Just what are we selling in the flight training business, anyway? And how can we better attract new customers, then meet their expectations so they’ll stay with us for the long term?
If you’ve been following recent flight training industry studies like those conducted by AOPA, you know that our target audience is looking for adventure and enjoyment. The true importance of offering and delivering fun to our customers was driven home to me as never before through a fascinating article in an old issue of Wired magazine, titled, “The Pleasure Binge: In the Entertainment Economy All the World is a Play Station.”
Author Michael J. Wolf, employed by the well-known consulting firm Booz-Allen & Hamilton, presents persuasive evidence of the importance of entertainment to today’s consumers. Americans spend more than $480 billion per year on entertainment, more than they do on clothing! “We have come to look for the “e-factor” in every aspect of life,” says Wolf. “Products ... that deliver on this expectation succeed.
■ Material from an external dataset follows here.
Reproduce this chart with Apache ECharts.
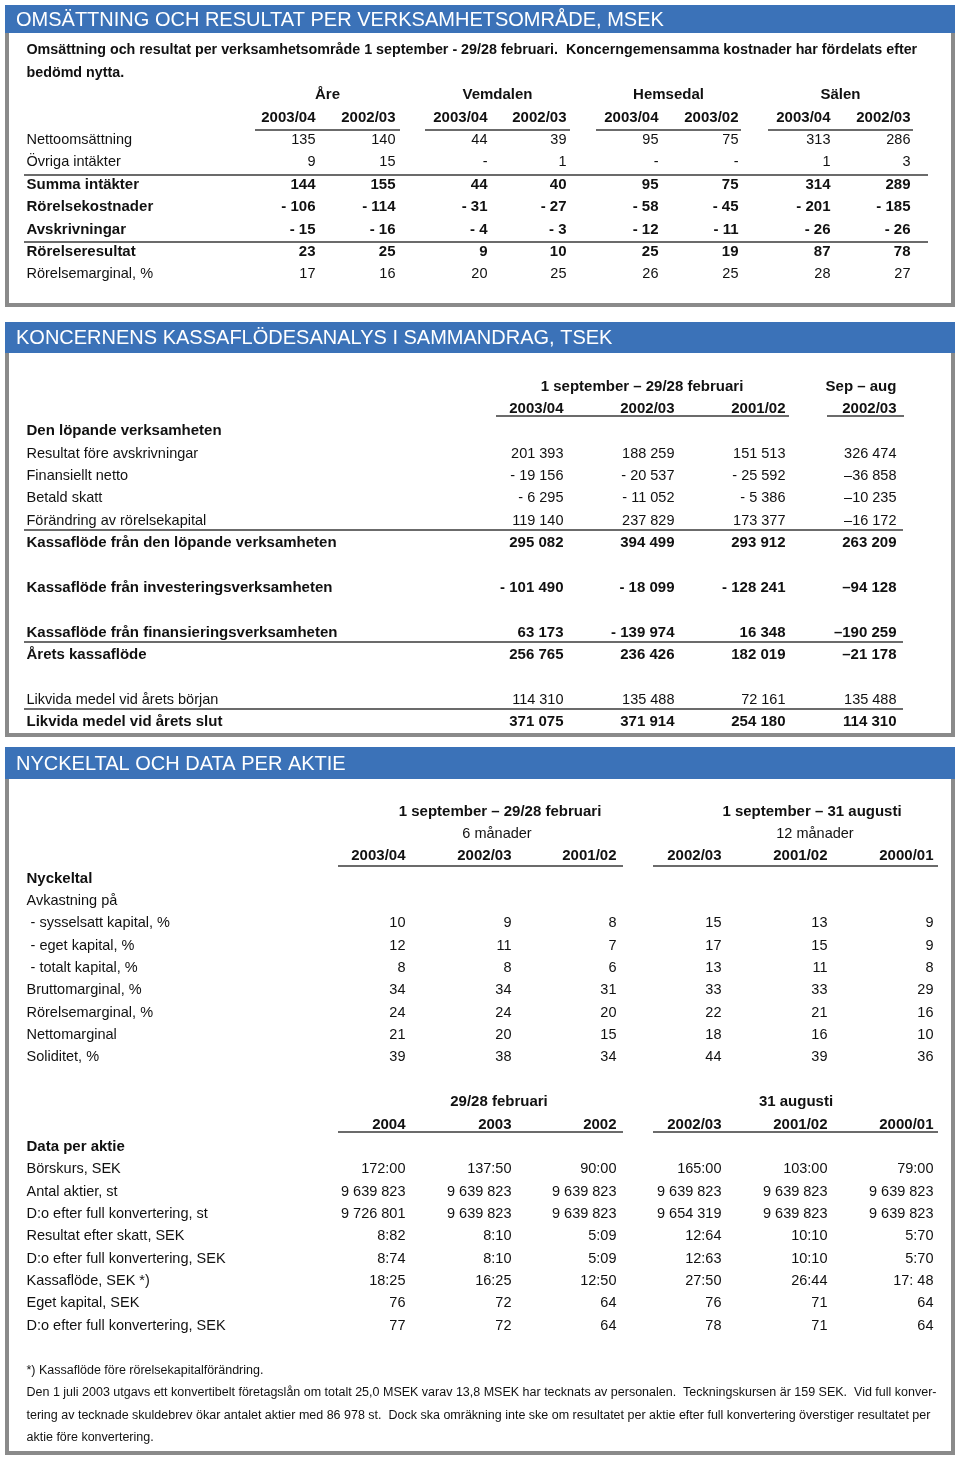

Products that do not, disappear... We have become a world of fun-focused consumers.”
What a telling message this sends to us in the flight training business. If flying doesn’t strike our customers as entertainment, they’ll put their money into some other activity that does, like rock-climbing, sports cars, boats, or skiing. In fact, if you think about it, that’s exactly what they’ve been doing in years past, some of them the most prosperous in the history of the world.
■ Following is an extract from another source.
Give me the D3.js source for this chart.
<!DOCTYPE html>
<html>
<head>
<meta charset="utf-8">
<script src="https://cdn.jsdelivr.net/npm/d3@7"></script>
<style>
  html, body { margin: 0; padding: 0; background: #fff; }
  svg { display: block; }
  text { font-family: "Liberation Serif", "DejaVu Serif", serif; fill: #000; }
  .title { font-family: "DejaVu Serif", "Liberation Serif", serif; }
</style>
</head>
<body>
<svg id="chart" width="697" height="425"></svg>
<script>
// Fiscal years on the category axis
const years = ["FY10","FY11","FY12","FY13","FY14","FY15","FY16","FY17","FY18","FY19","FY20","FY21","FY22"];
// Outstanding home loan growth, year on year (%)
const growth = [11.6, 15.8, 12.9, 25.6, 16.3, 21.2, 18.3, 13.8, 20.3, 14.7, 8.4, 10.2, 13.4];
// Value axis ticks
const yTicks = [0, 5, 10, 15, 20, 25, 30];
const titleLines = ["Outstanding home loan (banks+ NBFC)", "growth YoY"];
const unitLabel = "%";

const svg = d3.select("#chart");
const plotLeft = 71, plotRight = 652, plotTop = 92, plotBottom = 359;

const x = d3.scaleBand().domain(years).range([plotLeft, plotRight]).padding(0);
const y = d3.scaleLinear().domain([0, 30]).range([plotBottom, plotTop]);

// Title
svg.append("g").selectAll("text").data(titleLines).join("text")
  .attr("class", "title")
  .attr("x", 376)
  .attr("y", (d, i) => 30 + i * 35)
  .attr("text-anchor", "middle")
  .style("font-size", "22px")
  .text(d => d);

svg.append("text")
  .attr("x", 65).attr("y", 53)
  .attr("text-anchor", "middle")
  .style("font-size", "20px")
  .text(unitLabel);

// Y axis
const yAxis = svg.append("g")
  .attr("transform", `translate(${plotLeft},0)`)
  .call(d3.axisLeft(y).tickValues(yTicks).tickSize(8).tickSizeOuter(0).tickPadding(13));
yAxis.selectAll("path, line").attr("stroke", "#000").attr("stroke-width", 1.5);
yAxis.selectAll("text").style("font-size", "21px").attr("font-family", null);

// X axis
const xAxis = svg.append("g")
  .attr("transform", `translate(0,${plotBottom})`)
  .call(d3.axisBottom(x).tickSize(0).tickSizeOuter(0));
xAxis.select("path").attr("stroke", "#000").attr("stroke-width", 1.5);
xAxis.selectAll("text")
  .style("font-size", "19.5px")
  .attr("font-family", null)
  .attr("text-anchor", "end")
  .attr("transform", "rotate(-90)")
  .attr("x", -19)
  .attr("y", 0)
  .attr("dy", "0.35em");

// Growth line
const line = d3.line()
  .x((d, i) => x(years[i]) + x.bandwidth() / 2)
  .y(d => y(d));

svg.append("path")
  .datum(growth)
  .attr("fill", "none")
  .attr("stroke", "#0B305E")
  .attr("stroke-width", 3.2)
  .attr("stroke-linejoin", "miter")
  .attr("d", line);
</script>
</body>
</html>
While GA flying languished and has only recently begun its turnaround, other entertainment and sports activities have been thriving and growing. Even now we are only beginning to again persuade a few prospects that flying is a legitimate investment for fun and adventure. Just how tough is the competition for our customers?
“A battle is being waged for our attention,” says Wolf. We all know what’s been happening with sales of entertainment and adventure products and services in recent years.
To really get on the bandwagon, we must convince prospective customers that flying offers more entertainment than other pursuits. Every pilot knows that’s true, but do our advertising, our facilities, and our people convey the real adventure of aviation to the uninitiated?
Just how important is the sale of entertainment to business success of our flight schools? Well, not only does Wolf imply that our success will be enhanced by selling entertainment, but he argues convincingly that failure to deliver entertainment sets modern businesses on a course to failure.
“The apparent scarcity of free time and the necessity to plan for it has the effect of upping the ante for each entertainment decision,” he says. “In a time-obsessed economy, a bad movie is more than a waste of time--it also represents a major opportunity cost in terms of other fun you might have had.”
How do we convince prospects that flying is the entertainment they’re looking for? By touting all the fun to be had doing it. Back in the early ‘80s and again in the last decade, our industry went through periods of promoting practical advantages of flying—cost justification and all that. Well, times have changed, and now we must refocus on adventure activities that got shifted to the fringes of aviation marketing during that period.
Travel, adventure, taildraggers flown from grass strips, seaplanes, aerobatics, warbirds, parachuting, soaring, balloons—when you think about it, hardly another activity offers more fun and adventure to a broader audience than general aviation. Those are no longer fringe activities to the success of our business. Now’s the time we must bring the entertainment of flying back to the forefront in every aspect of marketing and customer contact.
Nobody sums it up better than Wolf in his article: “[Today’s] changed perceptions and uses of time have provoked adults into treating fun not just as a reward, but as an entitlement. They expect it to be part of the package, and feel shortchanged if they don’t get it.”
Right on, Mr. Wolf, for reminding us of what our customers are looking to buy. Now let’s see if we have what it takes as an industry to hear what you’ve said, and do something about it to reap our fair cut of that $480 billion. If we in aviation can’t promise and deliver fun to our customers, who can?